◆ **Exercise description**:
Return the lines below exactly, from the first line to the line that contains "2.6, 2.57, 2.53]". Leave out pictures.

____

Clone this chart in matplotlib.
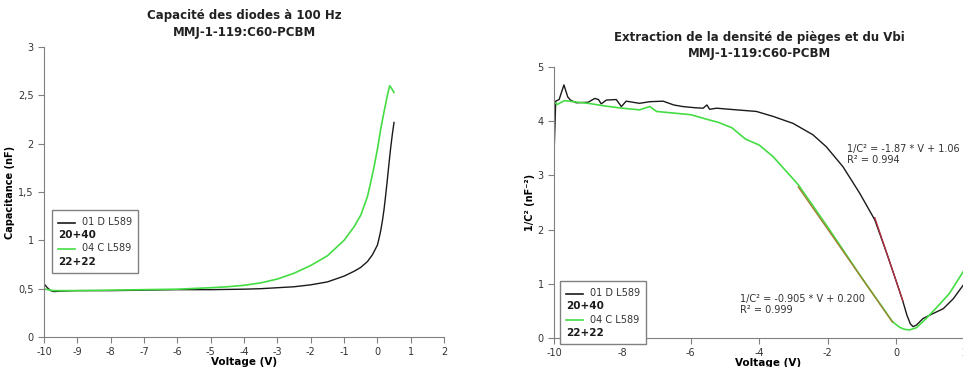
import numpy as np
import matplotlib.pyplot as plt
from matplotlib.lines import Line2D
from matplotlib.offsetbox import AnchoredOffsetbox, VPacker, HPacker, TextArea, DrawingArea
from matplotlib.ticker import FuncFormatter

# Capacité (nF) vs tension
v_d = [-10, -9.9, -9.8, -9.7, -9.5, -9, -8, -7, -6, -5, -4, -3.5, -3, -2.5, -2, -1.5,
       -1, -0.7, -0.5, -0.3, -0.15, 0, 0.05, 0.1, 0.15, 0.2, 0.25, 0.3, 0.35, 0.4, 0.45, 0.5]
c_d = [0.55, 0.51, 0.48, 0.47, 0.475, 0.48, 0.48, 0.485, 0.49, 0.49, 0.495, 0.5, 0.51, 0.52,
       0.54, 0.57, 0.63, 0.68, 0.72, 0.78, 0.85, 0.95, 1.02, 1.1, 1.2, 1.32, 1.47, 1.63,
       1.8, 1.96, 2.1, 2.22]
v_c = [-10, -9.9, -9.7, -9.5, -9, -8, -7, -6, -5, -4.5, -4, -3.5, -3, -2.5, -2, -1.5,
       -1, -0.7, -0.5, -0.3, -0.2, -0.1, 0, 0.1, 0.2, 0.3, 0.37, 0.43, 0.5]
c_c = [0.5, 0.49, 0.48, 0.48, 0.48, 0.485, 0.49, 0.495, 0.51, 0.52, 0.535, 0.56, 0.6, 0.66,
       0.74, 0.84, 1.0, 1.14, 1.26, 1.45, 1.6, 1.76, 1.94, 2.15, 2.33, 2.5, 2.6, 2.57, 2.53]

# 1/C² (nF⁻²) vs tension
v_d2 = [-10, -9.95, -9.85, -9.71, -9.6, -9.52, -9.35, -9.0, -8.81, -8.7, -8.62, -8.47,
        -8.18, -8.03, -7.89, -7.5, -7.2, -6.81, -6.5, -6.23, -5.9, -5.64, -5.53, -5.45,
        -5.25, -4.67, -4.08, -3.6, -3.01, -2.43, -2.04, -1.55, -1.06, -0.62, -0.28, 0.0,
        0.2, 0.32, 0.42, 0.5, 0.6, 0.79, 1.08, 1.38, 1.67, 1.96]
y_d2 = [3.38, 4.37, 4.40, 4.67, 4.45, 4.39, 4.34, 4.35, 4.42, 4.40, 4.32, 4.39,
        4.40, 4.27, 4.37, 4.33, 4.36, 4.37, 4.30, 4.27, 4.25, 4.24, 4.30, 4.22,
        4.24, 4.21, 4.18, 4.09, 3.96, 3.75, 3.53, 3.16, 2.67, 2.18, 1.58, 1.06,
        0.68, 0.42, 0.26, 0.21, 0.24, 0.36, 0.45, 0.54, 0.72, 0.97]
v_c2 = [-10, -9.9, -9.7, -9.3, -9.0, -8.5, -8.0, -7.5, -7.2, -7.0, -6.5, -6.0, -5.5,
        -5.2, -4.8, -4.4, -4.0, -3.6, -3.2, -2.86, -2.0, -1.0, -0.1, 0.1, 0.25, 0.4,
        0.6, 0.88, 1.17, 1.56, 1.96]
y_c2 = [4.35, 4.31, 4.38, 4.35, 4.33, 4.28, 4.24, 4.21, 4.27, 4.18, 4.15, 4.12, 4.03,
        3.98, 3.88, 3.67, 3.56, 3.35, 3.07, 2.83, 2.05, 1.11, 0.30, 0.2, 0.16, 0.15,
        0.19, 0.36, 0.55, 0.82, 1.22]

# ajustements linéaires
fit_d = (-1.87, 1.06, -0.62, 0.2)
fit_c = (-0.905, 0.200, -2.86, -0.1)

BLACK = '#1a1a1a'
GREEN = '#44dd44'
GRAY = '#808080'

plt.rcParams['font.family'] = 'DejaVu Sans'
plt.rcParams['axes.unicode_minus'] = False
fig = plt.figure(figsize=(9.63, 3.67), dpi=100)
ax1 = fig.add_axes([0.0457, 0.0817, 0.4154, 0.790])
ax2 = fig.add_axes([0.5753, 0.0790, 0.4439, 0.7384])

comma = FuncFormatter(lambda x, p: ('%g' % x).replace('.', ','))


def style(ax):
    for s in ['top', 'right']:
        ax.spines[s].set_visible(False)
    for s in ['left', 'bottom']:
        ax.spines[s].set_color(GRAY)
    ax.tick_params(direction='out', length=4, color=GRAY, labelsize=7, labelcolor='#333333')
    ax.set_xlabel('Voltage (V)', fontsize=7.5, fontweight='bold', labelpad=0)


def legend(ax, x, y):
    rows = []
    for color, name, grp in [(BLACK, '01 D L589', '20+40'), (GREEN, '04 C L589', '22+22')]:
        da = DrawingArea(12, 8, 0, 0)
        da.add_artist(Line2D([0, 12], [3.5, 3.5], color=color, lw=1.2))
        rows.append(HPacker(children=[da, TextArea(name, textprops=dict(size=7, color='#333333'))],
                            pad=0, sep=5, align='center'))
        rows.append(TextArea(grp, textprops=dict(size=7.5, weight='bold', color=BLACK)))
    box = VPacker(children=rows, pad=0, sep=2, align='left')
    ab = AnchoredOffsetbox(loc='upper left', child=box, pad=0.45, borderpad=0, frameon=True,
                           bbox_to_anchor=(x, y), bbox_transform=ax.transAxes)
    ab.patch.set_boxstyle('square,pad=0')
    ab.patch.set_edgecolor(GRAY)
    ab.patch.set_linewidth(1)
    ax.add_artist(ab)


# panneau gauche
ax1.plot(v_d, c_d, color=BLACK, lw=1)
ax1.plot(v_c, c_c, color=GREEN, lw=1.2)
ax1.set_xlim(-10, 2)
ax1.set_ylim(0, 3)
ax1.set_xticks(range(-10, 3))
ax1.set_yticks(np.arange(0, 3.01, 0.5))
ax1.yaxis.set_major_formatter(comma)
style(ax1)
ax1.set_ylabel('Capacitance (nF)', fontsize=7, fontweight='bold', labelpad=2)
ax1.set_title('Capacité des diodes à 100 Hz\nMMJ-1-119:C60-PCBM', fontsize=8.5,
              fontweight='bold', color='#222222', pad=8, linespacing=1.35)
legend(ax1, 0.02, 0.438)

# panneau droit
ax2.plot(v_d2, y_d2, color=BLACK, lw=1)
ax2.plot(v_c2, y_c2, color=GREEN, lw=1.2)
for (a, b, x0, x1), col in [(fit_d, '#b03040'), (fit_c, '#a08030')]:
    xs = np.array([x0, x1])
    ax2.plot(xs, a * xs + b, color=col, lw=1)
ax2.set_xlim(-10, 2.5)
ax2.set_ylim(0, 5)
ax2.set_xticks(range(-10, 3, 2))
ax2.set_yticks(range(0, 6))
style(ax2)
ax2.set_ylabel('1/C² (nF⁻²)', fontsize=7, fontweight='bold', labelpad=2)
ax2.set_title('Extraction de la densité de pièges et du Vbi\nMMJ-1-119:C60-PCBM',
              fontsize=8.5, fontweight='bold', color='#222222', pad=7, linespacing=1.35,
              x=0.48)
ax2.text(-1.43, 3.58, '1/C² = %.2f * V + %.2f\nR² = 0.994' % fit_d[:2],
         fontsize=7, va='top', color='#333333', linespacing=1.1)
ax2.text(-4.56, 0.81, '1/C² = %.3f * V + %.3f\nR² = 0.999' % fit_c[:2],
         fontsize=7, va='top', color='#333333', linespacing=1.1)
legend(ax2, 0.014, 0.21)

fig.savefig('out.png', dpi=100)
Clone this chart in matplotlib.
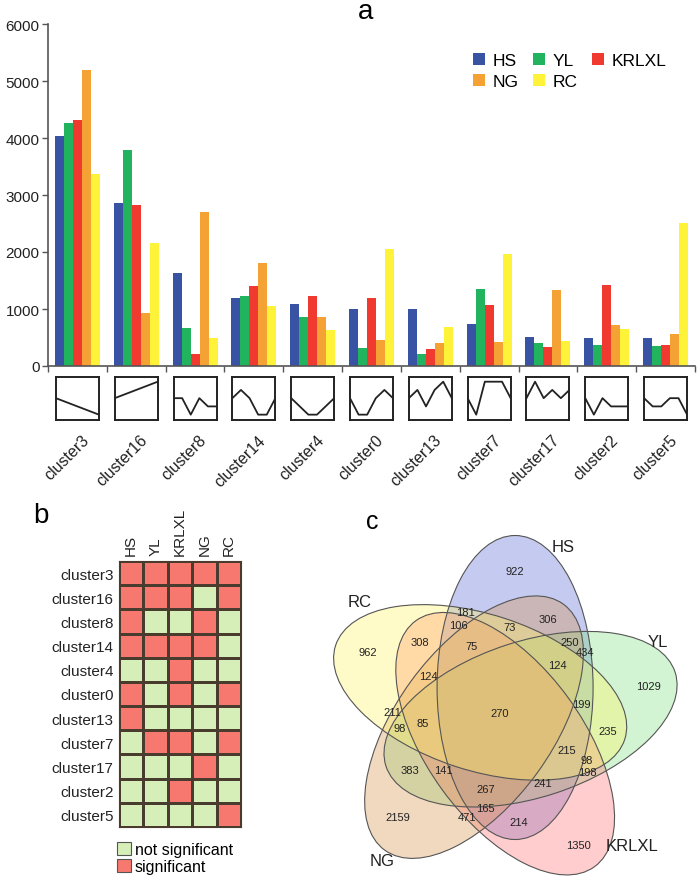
import numpy as np
import matplotlib
matplotlib.use("Agg")
import matplotlib.pyplot as plt
from matplotlib.patches import Ellipse, Patch
from matplotlib.colors import ListedColormap

plt.rcParams['font.family'] = ['Liberation Sans', 'DejaVu Sans']

# ---- data ----
clusters = ["cluster3", "cluster16", "cluster8", "cluster14", "cluster4", "cluster0",
            "cluster13", "cluster7", "cluster17", "cluster2", "cluster5"]
groups = ["HS", "YL", "KRLXL", "NG", "RC"]
group_colors = ["#3953a4", "#22b35e", "#f13a2f", "#f5a234", "#fff33a"]

hs = [4040, 2857, 1639, 1188, 1083, 1000, 995, 743, 509, 498, 486]
yl = [4262, 3793, 667, 1235, 860, 322, 205, 1346, 410, 369, 345]
krlxl = [4320, 2821, 205, 1399, 1229, 1200, 293, 1077, 340, 1428, 369]
ng = [5192, 937, 2704, 1809, 860, 451, 398, 421, 1329, 714, 562]
rc = [3366, 2160, 486, 1048, 632, 2049, 679, 1961, 439, 644, 2505]

# model profiles (6 time points, STEM units)
profiles = [
    [0, -0.4, -0.8, -1.2, -1.6, -2],
    [0, 0.4, 0.8, 1.2, 1.6, 2],
    [0, 0, -2, 0, -1, -1],
    [0, 1, 0, -2, -2, 0],
    [0, -1, -2, -2, -1, 0],
    [0, -2, -2, 0, 1, 0],
    [0, 1, -1, 1, 2, 0],
    [0, -2, 2, 2, 2, 0],
    [0, 2, 0, 1, 0, 1],
    [0, -2, 0, -1, -1, -1],
    [0, -1, -1, 0, 0, -2],
]

# significance matrix (1 = significant), rows = clusters, cols = groups
significance = [
    [1, 1, 1, 1, 1],
    [1, 1, 1, 0, 1],
    [1, 0, 0, 1, 0],
    [1, 1, 1, 1, 0],
    [0, 0, 1, 0, 0],
    [1, 0, 1, 0, 1],
    [1, 0, 0, 0, 0],
    [0, 1, 1, 0, 1],
    [0, 0, 0, 1, 0],
    [0, 0, 1, 0, 0],
    [0, 0, 0, 0, 1],
]

# venn region counts and label positions (pixel layout)
venn_counts = [922, 181, 106, 73, 306, 308, 75, 962, 250, 434, 124, 124, 1029,
               199, 270, 211, 98, 85, 235, 215, 98, 198, 383, 141, 241, 267,
               165, 471, 2159, 214, 1350]
venn_pos = [(515, 572), (465, 613), (458, 626), (510, 628), (548, 620), (420, 643),
            (472, 647), (368, 653), (570, 643), (585, 653), (557, 666), (428, 677),
            (648, 687), (581, 705), (500, 714), (392, 713), (400, 729), (423, 724),
            (608, 732), (567, 751), (587, 761), (587, 773), (410, 771), (443, 771),
            (543, 784), (486, 790), (485, 809), (467, 818), (398, 818), (519, 823),
            (578, 846)]
venn_colors = ["#5968d4", "#7ee27e", "#ff7070", "#d8934d", "#fff462"]
venn_label_pos = [(563, 548), (658, 643), (632, 847), (382, 862), (360, 603)]

W, H = 697, 878
fig = plt.figure(figsize=(W / 100, H / 100), dpi=100)


def fx(px):
    return px / W


def fy(py):
    return 1 - py / H


# ---- panel a ----
ax = fig.add_axes([fx(48), fy(367), fx(695 - 48), (367 - 25) / H])
x = np.arange(len(clusters))
bw = 0.153
series = [hs, yl, krlxl, ng, rc]
for k, vals in enumerate(series):
    ax.bar(x + (k - 2) * bw, vals, width=bw, color=group_colors[k], label=groups[k])
ax.set_xlim(-0.5, len(clusters) - 0.5)
ax.set_ylim(0, 6000)
ax.set_yticks([0, 1000, 2000, 3000, 4000, 5000, 6000])
ax.set_xticks(np.arange(len(clusters) + 1) - 0.5)
ax.set_xticklabels([])
ax.tick_params(axis='y', labelsize=11, length=4, width=1, color='#555555', pad=2,
               labelcolor='#222222')
ax.tick_params(axis='x', length=4, width=1, color='#555555')
for s in ['top', 'right']:
    ax.spines[s].set_visible(False)
for s in ['left', 'bottom']:
    ax.spines[s].set_color('#555555')
    ax.spines[s].set_linewidth(1.2)

h, l = ax.get_legend_handles_labels()
order = [0, 3, 1, 4, 2]
fig.legend([h[i] for i in order], [l[i] for i in order], loc='upper left',
           bbox_to_anchor=(fx(473), fy(54)), ncol=3, frameon=False, fontsize=12.5,
           handlelength=0.7, handleheight=0.7, handletextpad=0.45, columnspacing=0.8,
           labelspacing=0.35, borderpad=0, borderaxespad=0)

fig.text(fx(366), fy(12), "a", fontsize=20, ha='center', va='center')

# profile boxes and labels
step = (695 - 48) / len(clusters)
for i, prof in enumerate(profiles):
    cx = 48 + (i + 0.5) * step
    pax = fig.add_axes([fx(cx - 21.5), fy(421), fx(43), 43 / H])
    pax.plot(range(len(prof)), prof, color='#222222', lw=1.3)
    pax.set_xlim(0, 5)
    pax.set_ylim(-2.65, 2.57)
    pax.set_xticks([])
    pax.set_yticks([])
    for s in pax.spines.values():
        s.set_linewidth(1.4)
        s.set_color('#222222')
    fig.text(fx(cx + 4), fy(433), clusters[i], rotation=45, ha='right', va='top',
             rotation_mode='anchor', fontsize=11.5, color='#222222')

# ---- panel b ----
hax = fig.add_axes([fx(119), fy(828), fx(122), 266 / H])
cmap = ListedColormap(["#d6efb8", "#f7786f"])
hax.pcolormesh(np.array(significance), cmap=cmap, vmin=0, vmax=1,
               edgecolors='#4a3b2f', linewidth=0.8)
hax.set_xlim(0, 5)
hax.set_ylim(len(clusters), 0)
hax.set_xticks(np.arange(5) + 0.5)
hax.set_xticklabels(groups, rotation=90, fontsize=11)
hax.xaxis.tick_top()
hax.set_yticks(np.arange(len(clusters)) + 0.5)
hax.set_yticklabels(clusters, fontsize=11)
hax.tick_params(length=0, pad=4, labelcolor='#222222')
for s in hax.spines.values():
    s.set_color('#4a3b2f')

fig.legend(handles=[Patch(facecolor="#d6efb8", edgecolor='#555555', lw=0.8),
                    Patch(facecolor="#f7786f", edgecolor='#555555', lw=0.8)],
           labels=["not significant", "significant"], loc='upper left',
           bbox_to_anchor=(fx(117), fy(843)), frameon=False, fontsize=11.5,
           handlelength=0.9, handleheight=0.9, handletextpad=0.2, labelspacing=0.1,
           borderpad=0, borderaxespad=0)

fig.text(fx(41), fy(516), "b", fontsize=20, ha='center', va='center')

# ---- panel c ----
vax = fig.add_axes([fx(330), 0, fx(W - 330), (H - 500) / H])
vax.set_xlim(330, W)
vax.set_ylim(-H, -500)
vax.axis('off')
C = np.array([501.0, -715.0])
r, A, B = 30, 152, 78
for k in range(5):
    phi = np.radians(62 - 72 * k)
    c = C + r * np.array([np.cos(phi), np.sin(phi)])
    vax.add_patch(Ellipse(c, 2 * A, 2 * B, angle=90 - 72 * k,
                          facecolor=venn_colors[k], alpha=0.35, edgecolor='none'))
for k in range(5):
    phi = np.radians(62 - 72 * k)
    c = C + r * np.array([np.cos(phi), np.sin(phi)])
    vax.add_patch(Ellipse(c, 2 * A, 2 * B, angle=90 - 72 * k,
                          facecolor='none', edgecolor='#555555', lw=0.8))
for n, (px, py) in zip(venn_counts, venn_pos):
    vax.text(px, -py, str(n), fontsize=8, ha='center', va='center', color='#222222')
for name, (px, py) in zip(groups, venn_label_pos):
    vax.text(px, -py, name, fontsize=12, ha='center', va='center', color='#222222')

fig.text(fx(372), fy(522), "c", fontsize=18, ha='center', va='center')

fig.savefig("out.png", dpi=100)
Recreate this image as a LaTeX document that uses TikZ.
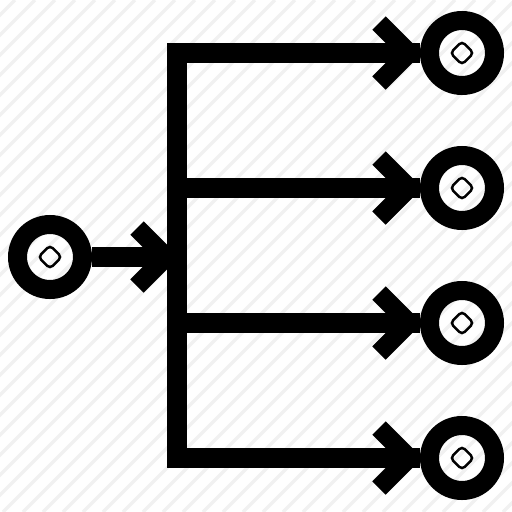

____

◆ **Task result**:
Clone this chart in matplotlib.
import numpy as np
import matplotlib.pyplot as plt
from matplotlib.lines import Line2D
from matplotlib.offsetbox import AnchoredOffsetbox, VPacker, HPacker, TextArea, DrawingArea
from matplotlib.ticker import FuncFormatter

# Capacité (nF) vs tension
v_d = [-10, -9.9, -9.8, -9.7, -9.5, -9, -8, -7, -6, -5, -4, -3.5, -3, -2.5, -2, -1.5,
       -1, -0.7, -0.5, -0.3, -0.15, 0, 0.05, 0.1, 0.15, 0.2, 0.25, 0.3, 0.35, 0.4, 0.45, 0.5]
c_d = [0.55, 0.51, 0.48, 0.47, 0.475, 0.48, 0.48, 0.485, 0.49, 0.49, 0.495, 0.5, 0.51, 0.52,
       0.54, 0.57, 0.63, 0.68, 0.72, 0.78, 0.85, 0.95, 1.02, 1.1, 1.2, 1.32, 1.47, 1.63,
       1.8, 1.96, 2.1, 2.22]
v_c = [-10, -9.9, -9.7, -9.5, -9, -8, -7, -6, -5, -4.5, -4, -3.5, -3, -2.5, -2, -1.5,
       -1, -0.7, -0.5, -0.3, -0.2, -0.1, 0, 0.1, 0.2, 0.3, 0.37, 0.43, 0.5]
c_c = [0.5, 0.49, 0.48, 0.48, 0.48, 0.485, 0.49, 0.495, 0.51, 0.52, 0.535, 0.56, 0.6, 0.66,
       0.74, 0.84, 1.0, 1.14, 1.26, 1.45, 1.6, 1.76, 1.94, 2.15, 2.33, 2.5, 2.6, 2.57, 2.53]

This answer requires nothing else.